I’m supposed to tread with the utmost sensitivity when discussing religious issues because of some distorted version of political correctness created by the religious right. Because they want to reserve the ability to cry “you religion-hater” when you simply report on what they’ve been doing lately. To wit:
Last week, (Pastor Wiley S. of the Southern Baptist Church in Buena Park) Drake got out his church letterhead again, and announced his endorsement of Mike Huckabee for the GOP presidential nomination — an endorsement he repeated on his radio show, just in case anyone missed it. “I announce,” wrote the pastor, “that I am going to personally endorse Mike Huckabee. I ask all of my Southern Baptist brothers and sisters to consider getting behind Mike and helping him all you can. First of all pray and then ask God, what should I do to put feet to my prayers […]
Americans United for Separation of Church and State struck back quickly. Yesterday, they filed a formal complaint with the IRS, documenting Wiley’s actions as a clear breach of tax laws that prevent churches and ministers from endorsing political candidates […]

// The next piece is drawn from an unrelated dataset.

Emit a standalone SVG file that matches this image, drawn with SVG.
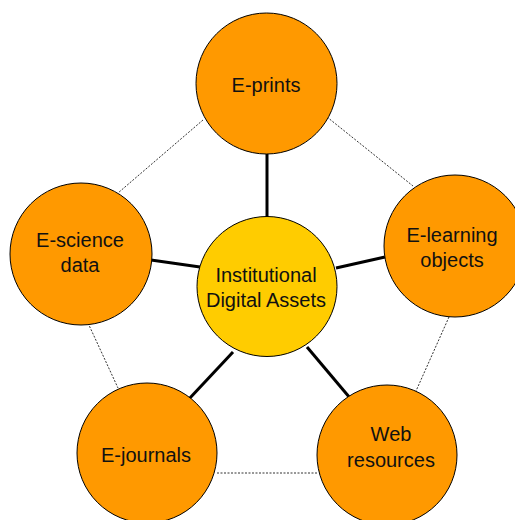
<svg xmlns="http://www.w3.org/2000/svg" width="515" height="520" viewBox="0 0 515 520">
  <style>
    .node { fill: #FF9900; stroke: #000; stroke-width: 1; }
    .hub { fill: #FFCC00; stroke: #000; stroke-width: 1; }
    .lbl { font-family: "Liberation Sans", Arial, sans-serif; font-size: 20px; fill: #111; text-anchor: middle; }
    .spoke { stroke: #000; stroke-width: 3; fill: none; }
    .ring { stroke: #333; stroke-width: 1; stroke-dasharray: 2 1.5; fill: none; }
  </style>
  <rect width="515" height="520" fill="#fff"/>
  <g id="connectors">
    <line class="ring" x1="203" y1="120" x2="118" y2="193"/>
    <line class="ring" x1="327" y1="117" x2="413" y2="186"/>
    <line class="ring" x1="88" y1="323" x2="118" y2="388"/>
    <line class="ring" x1="449" y1="317" x2="416" y2="391"/>
    <line class="ring" x1="217" y1="473" x2="318" y2="473"/>
    <line class="spoke" x1="267" y1="154" x2="267" y2="217"/>
    <line class="spoke" x1="151" y1="260" x2="200" y2="267"/>
    <line class="spoke" x1="336" y1="268" x2="385" y2="257"/>
    <line class="spoke" x1="233" y1="352" x2="189" y2="399"/>
    <line class="spoke" x1="307" y1="347" x2="350" y2="398"/>
  </g>
  <g id="hub">
    <circle class="hub" cx="267" cy="286.5" r="70"/>
    <text class="lbl" x="266" y="282">Institutional</text>
    <text class="lbl" x="266" y="307">Digital Assets</text>
  </g>
  <g id="eprints">
    <circle class="node" cx="266.5" cy="83.5" r="70.5"/>
    <text class="lbl" x="266" y="92">E-prints</text>
  </g>
  <g id="escience">
    <circle class="node" cx="81" cy="254" r="71"/>
    <text class="lbl" x="80" y="247">E-science</text>
    <text class="lbl" x="80" y="272">data</text>
  </g>
  <g id="elearning">
    <circle class="node" cx="455" cy="246" r="71"/>
    <text class="lbl" x="452" y="242">E-learning</text>
    <text class="lbl" x="452" y="267">objects</text>
  </g>
  <g id="ejournals">
    <circle class="node" cx="147" cy="453" r="70"/>
    <text class="lbl" x="146" y="462">E-journals</text>
  </g>
  <g id="web">
    <circle class="node" cx="387" cy="455" r="70"/>
    <text class="lbl" x="391" y="441">Web</text>
    <text class="lbl" x="391" y="467">resources</text>
  </g>
</svg>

Wiley’s retort to AU was swift, ferocious — and bizarre. Caught dead to rights, he didn’t even try to respond to particulars of AU’s IRS complaint. Instead, he immediately launched into the kind of wild-eyed, paranoid magical thinking you’d expect from any embattled cult leader. Which is to say: In a press release issued yesterday, he ordered his flock to petition God, who in turn would avenge this attack by smiting AU’s staff with poverty, starvation, scattered familes, and death.
No shit, the guy actually names specific staffers to target through prayer. Go read the whole thing.
We’re not supposed to talk about this, we’re supposed to “give the church a break,” when obviously I’m talking about a specific situation of intolerance, bigotry and hatred that doesn’t reflect on every religious man or woman in the country. If we are silent about these things that do matter, we allow these views to fester and grow. There is no difference between what this pastor in Buena Park is doing and what Islamists did in calling for the head of Salman Rushdie, for example. And this possibly falls under the legal standard of harrassment.
These fundamentalists, who believe they own the ultimate moral authority, are now showing what they plan to do with it: they would call for the summary execution of anyone who disagrees with them or points out their faults. That’s the danger we face with theocrats like this and it should be spotlighted.
UPDATE: I forgot to note the funniest part: Drake got the staffer’s name wrong.
Here’s the rub: Drake asked his followers to “target Joe Conn or Jeremy Learing.” Except, Jeremy’s last name is “Leaming.”
So, here’s the theological question of the day: if a bunch of people pray for God to punish some guy named “Jeremy Learing,” who had nothing to do with this incident, does it still count? What, if anything, happens to Jeremy Leaming?